WEST PALM BEACH, Fla. – A Boynton Beach woman, who was found guilty of hiring an undercover police officer to kill her husband, will go to trial for a second time in 2016.
Dalia Dippolito was convicted of solicitation to commit first-degree murder in 2011, but the Fourth District Court of Appeal reversed the conviction last year. A Palm Beach County judge Thursday set her retrial for May 23.
Recommended Videos
Dippolito was arrested in August 2009 after she hired an undercover police officer, who was posing as a hit man, to kill her husband. Police then staged a crime scene and recorded her reaction on the day the murder was supposed to take place.
Jurors during the trial were shown an undercover video of Dippolito, offering an undercover officer pretending to be a hit man $3,000 to kill her husband.
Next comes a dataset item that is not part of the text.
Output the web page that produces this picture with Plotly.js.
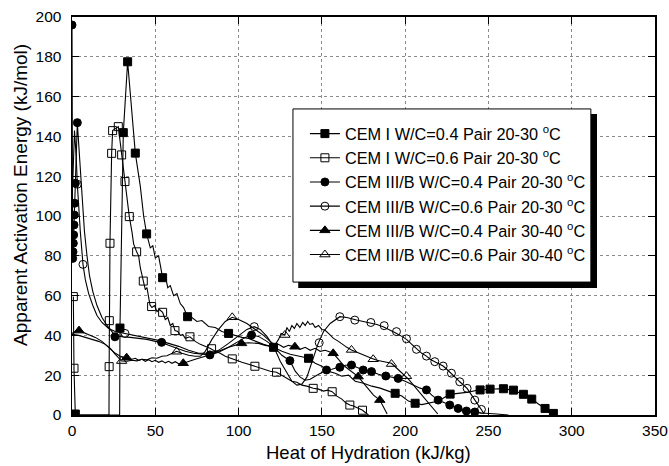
<!DOCTYPE html>
<html>
<head>
<meta charset="utf-8">
<script src="https://cdn.plot.ly/plotly-3.0.1.min.js"></script>
<style>html,body{margin:0;padding:0;background:#fff;}#chart{width:669px;height:466px;}</style>
</head>
<body>
<div id="chart"></div>
<script>
// Series names
const names = [
  "CEM I W/C=0.4 Pair 20-30 <sup>o</sup>C",
  "CEM I W/C=0.6 Pair 20-30 <sup>o</sup>C",
  "CEM III/B W/C=0.4 Pair 20-30 <sup>o</sup>C",
  "CEM III/B W/C=0.6 Pair 20-30 <sup>o</sup>C",
  "CEM III/B W/C=0.4 Pair 30-40 <sup>o</sup>C",
  "CEM III/B W/C=0.6 Pair 30-40 <sup>o</sup>C"
];
const xTitle = "Heat of Hydration (kJ/kg)";
const yTitle = "Apparent Activation Energy (kJ/mol)";

// Series 1: CEM I W/C=0.4 Pair 20-30
const s1x = [2,28.6,28.8,30.8,33.4,38,41,43,44.8,47,48.5,50,52,54.4,56,57.5,59,61,63,65,67,69.4,72,75,78,82,86,90,94,98,102,106,110,115,121,126,131,136,142,146,150,154,158,162,166,170,175,180,185,190,194,198,202,206,210,215,220,224,228,233,238,244,250,256,261,266,271,276,280,284,289];
const s1y = [0,0,43.7,141.9,177.5,131.6,115,100,91,84,85,79,80,69,70,64,65,60,61,56,54,49.4,49,47,47.5,44.5,44,42,41,40,39,38.5,37,35.5,34,32,30.5,29.5,28.5,26,24.5,22,21,19.5,20,17,16,14.5,13.5,12,10.9,9.5,7,5.9,5.2,6,7,9,10.5,11,11.5,12.6,13,13.2,13,12,10.4,8,5.5,3.3,0.5];
const s1mx = [2,28.8,30.8,33.4,38,44.8,54.4,69.4,94,121,142,194,206,227,245,251,259,265,271,276,284,289];
const s1my = [0.5,43.7,141.9,177.5,131.6,91,69,49.4,41,34,28.5,10.9,5.9,10.5,12.6,13,13.2,12.5,10.4,8,3.3,0.8];

// Series 2: CEM I W/C=0.6 Pair 20-30
const s2x = [0.8,1.2,2,22.2,22.3,22.4,22.8,23.8,24.4,27.8,29.8,31.8,34.4,36,37,38.8,40,41,42.8,44,45,46,46.8,48,49.5,51,52.5,54.4,56,57.5,59,60.5,61.8,63.5,65,66.5,68,70.8,74,77,80,82.8,86,89,92,95.8,99,102,106,109.8,113,116,119,122.8,126,129,132,135,138,141,144.8,148,151,153.5,156.2,159,162,164.5,166.8,169,171.5,174.4,176.5,178];
const s2y = [59.5,23,0,0,24.3,47.4,86.3,131.5,142.9,144.9,130.7,117.3,99.7,92,86,82,80,74,67.3,63,64,58,55.3,54,55,52,53,51.6,48,49,45,46,42.4,42,40,40.5,38.5,39.3,37,35.5,34.5,33.5,32,31,29.5,28.3,27.5,26.5,25.5,24.5,23.5,23,22,21.5,20,18.5,17,16.5,15,14.5,13.4,13,12,12.5,11.7,9.5,8,6,5,4.5,3.5,2.4,1,0];
const s2mx = [0.8,1.2,22.3,22.4,22.8,23.8,24.4,27.8,29.8,31.8,34.4,38.8,42.8,47.8,54.4,61.8,70.8,83.8,96.2,109.8,122.8,144.8,156.2,166.8,174.4];
const s2my = [59.5,23.5,24.3,47.4,86.3,131.5,142.9,144.9,130.7,117.3,99.7,82,67.3,54.5,51.6,42.4,39.3,33.3,28.2,24.5,21.5,13.4,11.7,5,2.4];

// Series 3: CEM III/B W/C=0.4 Pair 20-30
const s3x = [0,0.4,0.6,0.8,1,1.2,1.4,1.6,2,3.2,4.5,6,7.5,9,10.5,12.5,15,18,21,25.8,30,35,40,45,50,53.8,58,63,68,73,78,82.8,88,94,100,104,107.8,112,117,121,126,130.8,134,137,140,143,147,152.8,156,160.8,164,167.8,171,174.8,179.8,184,188.4,192,195.8,200,205,209,212.8,216,219.8,223,226.8,231.8,236.8,241.8,246,255,262];
const s3y = [196,78.7,82,86.3,90.5,95.5,100.5,106.4,116.4,146.9,130,108,92,80,70,62,55,49,45,40,39.3,39,38.5,38,37,36.5,35,33.5,32,31,30.5,30.2,31.5,34,37,39,40.2,39.5,37,34.5,30,27.3,22,19,17.5,18,20,22.6,23,24,25,25.1,24,22.6,21.8,20.5,19.6,19,18.4,17,15,13.5,12.6,10,7.5,6.5,5,3.3,2,1.5,1,0.5,0];
const s3mx = [0,0.4,0.6,0.8,1,1.2,1.4,1.6,2,3.2,25.8,53.8,82.8,107.8,130.8,152.8,160.8,167.8,174.8,179.8,188.4,195.8,212.8,219.8,226.8,231.8,236.8,241.8];
const s3my = [196,78.7,82,86.3,90.5,95.5,100.5,106.4,116.4,146.9,39.3,36.5,30.2,40.2,27.3,22.6,24,25.1,22.6,21.8,19.6,18.4,12.6,7.5,5,3.3,2,1.5];

// Series 4: CEM III/B W/C=0.6 Pair 20-30
const s4x = [0.5,1.5,2.5,3.2,5,6.6,8,10,12.5,15,18,22,26,31.8,38,45,52,58,64,70,76,82,88,94,100,105,109.4,113,117,121,125,129,132,135,138,141,144,147.8,151,155,160.8,165,170.8,175,179.8,183,186.8,190,193.8,197,200.8,204,207.8,210,212.8,215,217.8,220,222.8,225,227.8,230,232.8,235,237.2,239.5,241.8,243.8,245.8,247.5];
const s4y = [118,143,130,116,92,75.7,68,61,55,50,46.5,43.5,42,41,40,39,37.5,36,34.5,32.5,31,31,32.5,36,40,43,44.4,43,39.5,34.5,27,21,17,15,15.5,19,27,36,42,46,49.4,49,47.7,47,46.4,45.5,44.4,43.2,41.5,40,38,35.5,32.7,31,29.6,28,26.8,25.8,24.6,23,21,19,16.7,15,13.4,10.5,7.5,5,2.8,0.5];
const s4mx = [3.2,6.6,31.8,109.4,148.4,160.8,169.8,179.4,187.4,194.8,200.8,206.8,212.8,217.8,222.8,227.8,232.8,237.2,241.8,245.8];
const s4my = [116,75.7,41,44.4,36.3,49.4,47.7,46.5,44.9,41.9,38.3,33,29.6,26.8,24.6,21,16.7,13.4,7.5,2.8];

// Series 5: CEM III/B W/C=0.4 Pair 30-40
const s5x = [0,2,4.2,7,10,14,18,22,26,29,32.8,36,38,40,42,44,46,48,50,52,54,56,58,60,62,64,66.8,70,74,78,82.8,88,94,101.8,106,112,116,121,124,127,130,133.8,137,140,143,146,149,152,156.8,160,163,166,169,171.8,175,178,181,184.8,187,189.2];
const s5y = [41,42,42.4,41.5,40.5,39,37,34,31,29.5,28.8,28,28.5,27.5,28,27,27.8,26.8,27.5,26.5,27.2,26.2,27,26,26.8,25.8,26,27,28,29,30.2,32,34,36,36.3,36,35,34.3,35.5,34,35,34.3,33,34,32.5,33.5,32,32.5,31,28,25,23,21,19.3,16,13,10,7.5,4,0.5];
const s5mx = [4.2,32.8,66.8,101.8,133.8,156.8,171.8,184.8];
const s5my = [42.4,28.8,26,36,34.3,31,19.3,7.5];

// Series 6: CEM III/B W/C=0.6 Pair 30-40
const s6x = [0,4,8,12,16,20,23,26,29.8,33,36,39,42,45,48,51,54,57,60,62.8,66,70,74,77,80,84,88,92,96.2,100,105,110,115,119,121.8,124,125.5,127.8,129,130.5,132,133.5,135,136.8,138.5,140,141.5,142.8,144.5,146,148,150,151.8,154,157,160,163,165,167.8,171,174,177,179.8,183,186,189,191.8,195,197.5,199.8,202,205,208,211,214,217,219.6];
const s6y = [40.5,40,39,38,37,35.5,33.5,30.5,27.1,27,27.5,27.2,28,27.8,28.8,28.5,29.5,29.8,30.8,32,31,30,29.5,29.5,32,38,43,47,49.1,48,46,43,40,37,35.2,38,41,40.2,44,42,45,43.5,46,44,46.5,45,47,45.5,46,44,45,43,42.7,41,38.5,37,35,34,32.7,31.5,30.5,29.5,28.5,27.5,27,26.5,26,23.5,21.5,20.1,18,15,12,9,6,3,0.5];
const s6mx = [29.8,62.8,96.2,127.8,167.8,180.8,191.8,200.8];
const s6my = [27.1,31.8,49.1,40.2,32.7,28,25.6,19.5];

const lineX = [s1x,s2x,s3x,s4x,s5x,s6x];
const lineY = [s1y,s2y,s3y,s4y,s5y,s6y];
const markX = [s1mx,s2mx,s3mx,s4mx,s5mx,s6mx];
const markY = [s1my,s2my,s3my,s4my,s5my,s6my];
const symbols = ['square','square-open','circle','circle-open','triangle-up','triangle-up-open'];
const msize = [8,8,8,8,9,9];

const traces = [];
for (let i = 0; i < 6; i++) {
  traces.push({x: lineX[i], y: lineY[i], mode: 'lines', type: 'scatter',
    line: {color: '#000', width: 1.1}, showlegend: false, hoverinfo: 'skip'});
  traces.push({x: markX[i], y: markY[i], mode: 'markers', type: 'scatter',
    marker: {symbol: symbols[i], size: msize[i], color: '#000', line: {color: '#000', width: 1}},
    showlegend: false, hoverinfo: 'skip'});
}
for (let i = 0; i < 6; i++) {
  traces.push({x: [null], y: [null], mode: 'lines+markers', type: 'scatter', name: names[i],
    line: {color: '#000', width: 1.1},
    marker: {symbol: symbols[i], size: msize[i], color: '#000', line: {color: '#000', width: 1}}});
}

const font = 'Liberation Sans, Arial, sans-serif';
const layout = {
  width: 669, height: 466,
  margin: {l: 72, r: 14, t: 17, b: 51},
  paper_bgcolor: '#fff', plot_bgcolor: '#fff',
  font: {family: font, color: '#000', size: 15.5},
  xaxis: {
    range: [0, 350], dtick: 50, tick0: 0,
    ticks: 'inside', ticklen: 7, tickwidth: 1, tickcolor: '#000',
    showline: true, linecolor: '#000', linewidth: 1.8, mirror: 'ticks',
    showgrid: true, gridcolor: '#8a8a8a', gridwidth: 1, griddash: '3px,3px',
    zeroline: false, ticklabelstandoff: 1,
    tickfont: {family: font, size: 15.5, color: '#000'}
  },
  yaxis: {
    range: [0, 200], dtick: 20, tick0: 0,
    ticks: 'inside', ticklen: 7, tickwidth: 1, tickcolor: '#000',
    showline: true, linecolor: '#000', linewidth: 1.5, mirror: 'ticks',
    showgrid: true, gridcolor: '#8a8a8a', gridwidth: 1, griddash: '3px,3px',
    zeroline: false, ticklabelstandoff: 6,
    tickfont: {family: font, size: 15.5, color: '#000'}
  },
  annotations: [
    {text: xTitle, xref: 'paper', yref: 'paper', x: 0.5094, y: -0.093,
     xanchor: 'center', yanchor: 'middle', showarrow: false,
     font: {family: font, size: 18.5, color: '#000'}},
    {text: yTitle, xref: 'paper', yref: 'paper', x: -0.0875, y: 0.553, textangle: -90,
     xanchor: 'center', yanchor: 'middle', showarrow: false,
     font: {family: font, size: 19, color: '#000'}}
  ],
  legend: {
    x: 0.3995, y: 0.75, xanchor: 'left', yanchor: 'top',
    bgcolor: 'rgba(0,0,0,0)', borderwidth: 0,
    font: {family: font, size: 16.3, color: '#000'}
  },
  shapes: [
    {type: 'rect', xref: 'paper', yref: 'paper', x0: 0.388, x1: 0.9005, y0: 0.319, y1: 0.756,
     fillcolor: '#000', line: {width: 0}, layer: 'above'},
    {type: 'rect', xref: 'paper', yref: 'paper', x0: 0.379, x1: 0.890, y0: 0.334, y1: 0.769,
     fillcolor: '#fff', line: {color: '#000', width: 1}, layer: 'above'}
  ],
  showlegend: true
};

Plotly.newPlot('chart', traces, layout, {staticPlot: true, displayModeBar: false});
</script>
</body>
</html>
In its opinion, the appellate court deemed that the trial court erred by denying her request to individually question prospective jurors about their exposure to pretrial publicity about her case and denying her request to strike the entire jury pool after all the jurors heard an allegation that Dippolito had attempted to poison her husband.
"I think this trial will be very similar to the first trial," former prosecutor Elizabeth Parker told Local10.com. "The evidence hasn't change. The videotapes, the statements that she made, the recorded calls, all the evidence is the same."
35086080
Parker now works as a defense attorney in West Palm Beach and penned a novel about the case, "Poison Candy: The Murderous Madam: Inside Dalia Dippolito's Plot to Kill," that was released last year. She said the "facts are overwhelming as to her guilt in this case."
Dippolito's then-attorney, Michael Salnick, argued during her trial that his client thought she was being recorded as part of a hoax to get her husband on a reality television show.
Her new attorneys, Miami-based Mark Eiglarsh and Los Angeles-based Brian Claypool, were also granted permission to interview the Boynton Beach Police Department about its policies and procedures during the investigation.
"We have questions about whether those policies and procedures were followed as it relates to one of the state's main witnesses," Eiglarsh told Local10.com.
Eiglarsh said they were ready to go to trial sooner, but the prosecutor was going on maternity leave. Eiglarsh, who has two children, was happy to oblige.
He commended the judge for following the law and allowing them to "have the right to re-depose certain witnesses, and I think that due process requires it."
Dippolito, 32, was sentenced to 20 years in prison. She has been out of jail on house arrest pending the appeal.